_WHAT THE TASK REQUIRES_
Sift the material for lines containing "matplotlib", and return them.
#####
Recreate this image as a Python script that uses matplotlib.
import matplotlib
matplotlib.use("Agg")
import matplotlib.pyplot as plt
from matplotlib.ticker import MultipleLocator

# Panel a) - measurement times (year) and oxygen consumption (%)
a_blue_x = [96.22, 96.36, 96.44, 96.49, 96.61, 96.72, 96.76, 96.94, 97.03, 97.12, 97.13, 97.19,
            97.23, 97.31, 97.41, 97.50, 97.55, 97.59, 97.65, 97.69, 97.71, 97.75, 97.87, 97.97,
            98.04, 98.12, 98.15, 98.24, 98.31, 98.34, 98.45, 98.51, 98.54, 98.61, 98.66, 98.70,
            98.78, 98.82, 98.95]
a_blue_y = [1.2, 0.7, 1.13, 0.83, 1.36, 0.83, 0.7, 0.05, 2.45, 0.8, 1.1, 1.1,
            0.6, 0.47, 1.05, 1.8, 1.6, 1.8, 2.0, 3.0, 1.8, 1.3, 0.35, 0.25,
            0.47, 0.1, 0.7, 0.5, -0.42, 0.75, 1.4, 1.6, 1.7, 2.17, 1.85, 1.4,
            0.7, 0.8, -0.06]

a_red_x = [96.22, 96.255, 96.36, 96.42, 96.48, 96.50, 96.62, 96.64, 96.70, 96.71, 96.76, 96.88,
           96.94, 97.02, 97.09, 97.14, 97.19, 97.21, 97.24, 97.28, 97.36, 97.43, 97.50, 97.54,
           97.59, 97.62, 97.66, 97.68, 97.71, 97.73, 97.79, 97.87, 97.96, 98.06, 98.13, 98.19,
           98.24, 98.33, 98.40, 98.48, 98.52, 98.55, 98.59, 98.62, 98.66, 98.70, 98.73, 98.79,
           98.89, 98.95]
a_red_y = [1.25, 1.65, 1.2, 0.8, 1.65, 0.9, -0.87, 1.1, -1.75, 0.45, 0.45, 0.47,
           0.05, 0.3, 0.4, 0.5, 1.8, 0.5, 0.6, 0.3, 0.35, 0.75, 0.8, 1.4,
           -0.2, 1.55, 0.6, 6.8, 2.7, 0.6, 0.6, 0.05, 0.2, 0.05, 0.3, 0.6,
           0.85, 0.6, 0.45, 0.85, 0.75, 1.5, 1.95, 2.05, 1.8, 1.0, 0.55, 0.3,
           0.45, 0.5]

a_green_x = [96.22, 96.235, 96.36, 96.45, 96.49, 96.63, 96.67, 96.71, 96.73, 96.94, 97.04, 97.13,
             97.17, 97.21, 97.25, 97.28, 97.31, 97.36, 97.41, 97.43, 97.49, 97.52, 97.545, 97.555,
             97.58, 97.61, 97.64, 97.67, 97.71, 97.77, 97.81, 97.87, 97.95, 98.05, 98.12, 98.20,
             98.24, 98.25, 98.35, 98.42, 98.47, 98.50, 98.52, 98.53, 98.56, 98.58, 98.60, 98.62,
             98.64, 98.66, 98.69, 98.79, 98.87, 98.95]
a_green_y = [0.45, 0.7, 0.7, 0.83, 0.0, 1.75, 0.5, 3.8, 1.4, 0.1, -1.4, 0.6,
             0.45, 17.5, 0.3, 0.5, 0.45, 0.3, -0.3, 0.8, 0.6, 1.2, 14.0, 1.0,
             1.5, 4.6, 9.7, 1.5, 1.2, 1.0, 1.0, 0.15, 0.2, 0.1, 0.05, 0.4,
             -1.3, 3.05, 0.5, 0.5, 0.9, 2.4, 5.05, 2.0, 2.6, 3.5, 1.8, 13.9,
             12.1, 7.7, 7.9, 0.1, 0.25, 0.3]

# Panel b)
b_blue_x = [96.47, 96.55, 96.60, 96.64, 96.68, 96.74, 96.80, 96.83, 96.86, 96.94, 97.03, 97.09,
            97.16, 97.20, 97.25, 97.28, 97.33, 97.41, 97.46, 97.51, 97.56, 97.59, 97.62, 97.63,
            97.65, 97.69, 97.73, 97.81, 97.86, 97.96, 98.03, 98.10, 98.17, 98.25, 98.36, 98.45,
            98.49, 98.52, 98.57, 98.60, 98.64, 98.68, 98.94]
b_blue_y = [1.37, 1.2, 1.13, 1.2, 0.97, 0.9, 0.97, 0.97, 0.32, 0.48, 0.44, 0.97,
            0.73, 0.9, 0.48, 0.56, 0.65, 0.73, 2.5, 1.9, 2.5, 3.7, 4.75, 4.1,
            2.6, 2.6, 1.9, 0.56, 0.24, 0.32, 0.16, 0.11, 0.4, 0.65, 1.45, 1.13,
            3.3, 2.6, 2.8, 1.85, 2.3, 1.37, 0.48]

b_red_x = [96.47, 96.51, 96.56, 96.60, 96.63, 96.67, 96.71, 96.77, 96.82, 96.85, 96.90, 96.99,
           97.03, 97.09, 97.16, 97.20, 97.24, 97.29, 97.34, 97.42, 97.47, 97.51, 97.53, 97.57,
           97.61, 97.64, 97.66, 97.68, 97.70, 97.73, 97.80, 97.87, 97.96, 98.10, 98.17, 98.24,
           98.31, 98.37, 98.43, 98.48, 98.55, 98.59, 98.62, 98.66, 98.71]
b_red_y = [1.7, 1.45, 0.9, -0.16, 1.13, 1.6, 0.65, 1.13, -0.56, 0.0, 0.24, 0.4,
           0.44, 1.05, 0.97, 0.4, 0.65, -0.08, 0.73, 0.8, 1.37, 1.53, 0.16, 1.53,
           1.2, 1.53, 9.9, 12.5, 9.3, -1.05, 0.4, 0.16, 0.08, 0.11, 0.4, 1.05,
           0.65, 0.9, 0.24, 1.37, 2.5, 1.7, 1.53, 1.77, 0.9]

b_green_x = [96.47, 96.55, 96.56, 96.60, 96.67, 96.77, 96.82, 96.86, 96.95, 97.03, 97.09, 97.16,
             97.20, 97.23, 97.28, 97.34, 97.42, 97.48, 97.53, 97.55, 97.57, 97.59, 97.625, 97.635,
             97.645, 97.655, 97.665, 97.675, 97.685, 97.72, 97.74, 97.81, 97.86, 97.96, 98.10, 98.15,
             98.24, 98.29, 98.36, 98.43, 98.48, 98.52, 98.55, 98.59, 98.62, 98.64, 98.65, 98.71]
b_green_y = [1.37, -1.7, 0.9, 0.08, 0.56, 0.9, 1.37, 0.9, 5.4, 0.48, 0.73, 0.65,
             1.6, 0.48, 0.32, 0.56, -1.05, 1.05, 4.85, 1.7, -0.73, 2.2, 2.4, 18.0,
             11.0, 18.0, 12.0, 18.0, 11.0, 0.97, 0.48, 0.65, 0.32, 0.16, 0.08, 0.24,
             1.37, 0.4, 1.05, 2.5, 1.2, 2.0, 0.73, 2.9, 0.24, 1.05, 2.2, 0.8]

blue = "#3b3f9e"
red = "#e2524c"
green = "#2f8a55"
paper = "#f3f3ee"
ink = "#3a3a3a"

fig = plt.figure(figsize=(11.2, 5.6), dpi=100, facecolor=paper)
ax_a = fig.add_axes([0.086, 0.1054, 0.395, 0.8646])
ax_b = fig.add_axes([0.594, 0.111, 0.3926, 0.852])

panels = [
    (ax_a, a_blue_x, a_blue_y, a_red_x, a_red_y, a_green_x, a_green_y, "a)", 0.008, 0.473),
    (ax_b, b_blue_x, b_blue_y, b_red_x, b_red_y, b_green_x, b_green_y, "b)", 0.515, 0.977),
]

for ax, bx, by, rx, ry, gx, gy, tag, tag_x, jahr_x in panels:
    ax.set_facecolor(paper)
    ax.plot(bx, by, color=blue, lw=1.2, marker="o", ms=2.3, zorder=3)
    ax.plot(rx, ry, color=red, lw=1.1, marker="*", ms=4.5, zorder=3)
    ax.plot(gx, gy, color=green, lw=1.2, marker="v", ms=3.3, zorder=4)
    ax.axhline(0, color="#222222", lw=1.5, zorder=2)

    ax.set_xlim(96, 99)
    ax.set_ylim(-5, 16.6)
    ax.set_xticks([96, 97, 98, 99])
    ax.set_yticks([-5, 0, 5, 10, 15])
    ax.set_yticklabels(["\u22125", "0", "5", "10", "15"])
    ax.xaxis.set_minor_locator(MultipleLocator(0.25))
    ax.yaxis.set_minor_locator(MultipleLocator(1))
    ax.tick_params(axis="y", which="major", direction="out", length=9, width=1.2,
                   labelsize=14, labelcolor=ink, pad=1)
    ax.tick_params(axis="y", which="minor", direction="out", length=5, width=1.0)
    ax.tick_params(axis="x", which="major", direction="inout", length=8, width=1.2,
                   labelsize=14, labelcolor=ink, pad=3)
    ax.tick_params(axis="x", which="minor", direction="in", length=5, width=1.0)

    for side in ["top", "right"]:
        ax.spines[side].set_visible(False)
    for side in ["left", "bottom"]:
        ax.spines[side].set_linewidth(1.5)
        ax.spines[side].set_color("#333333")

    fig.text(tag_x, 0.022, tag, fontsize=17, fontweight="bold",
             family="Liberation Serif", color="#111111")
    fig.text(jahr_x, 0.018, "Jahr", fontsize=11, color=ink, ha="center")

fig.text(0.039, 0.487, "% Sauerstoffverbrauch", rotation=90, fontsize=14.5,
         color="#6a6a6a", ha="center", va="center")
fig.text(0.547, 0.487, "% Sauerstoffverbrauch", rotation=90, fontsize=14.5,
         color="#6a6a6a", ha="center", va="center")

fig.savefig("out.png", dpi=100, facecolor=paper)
#####
_REPLY_
Recreate this image as a Python script that uses matplotlib.
import matplotlib
matplotlib.use("Agg")
import matplotlib.pyplot as plt
from matplotlib.ticker import MultipleLocator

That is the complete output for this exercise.